The New York Times Company (“NYT” or the “Company”) has arguably seen the most successful transition in the industry. Instead of a business model driven entirely by ad revenues, the newspaper’s business model has shifted to primarily digital subscriptions by consumers. NYT made a bet that readers would be willing to pay for quality journalism when it put up the paywall in early-2010s and the bet has been successful — NYT has 6.9m subscribers today (Sep-20), >4x their print-era peak of 1.6m subscribers. Of the 6.9m subscribers, c. 6.1m are digital subscribers comprising of 4.7m news product subscribers and 1.4m other digital product subscribers (primarily Crossword and Cooking). The 4.7m digital news product subscribers is >2x of the closest competitor, the Wall Street Journal and subscriber base has grown at a CAGR of 30%+ over the last 3 years. The future growth in subscribers could be material, as NYT has more than 120m MAUs in the U.S. / 150m MAUs globally, suggesting a paid subscriber penetration of just 5–10% (Company estimates addressable market of 100m).

The Company’s new CEO articulated the business model’s strengths in the remarks below in the 3Q FY20 investor call:

“We’re confident that the market is there and also in our ability to penetrate a large portion of it. Our model creates a virtuous cycle: A large newsroom, made up of the world’s best journalists; a widely recognized and trusted brand; and a differentiated digital product enables us to attract and retain more subscribers. The larger our subscriber base becomes, the more we can invest in our journalism and standalone products, and the more we can spread our fixed costs across a wider base of users. That means strong unit economics that improve as we scale, with further contributions from advertising, licensing and affiliate fees”

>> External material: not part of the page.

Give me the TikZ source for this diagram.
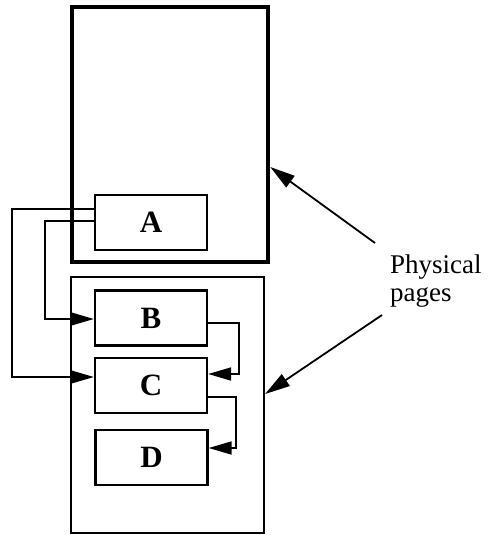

Each of the digital subscribers pays an ARPU of c. $9 / month, lower than the full rate of $17 / month due to introductory pricing of $4 or $8 / month (for 1 year) and intermediate step-up rates (for further 1 year) being availed by a substantial fraction (est. at 50%) of digital subscribers. While the run-rate ARPU is a matter of debate, the Company has been able to successfully transition subscribers from introductory pricing to full pricing historically. While the churn is not disclosed, the CFO has described the retention as ‘strong’.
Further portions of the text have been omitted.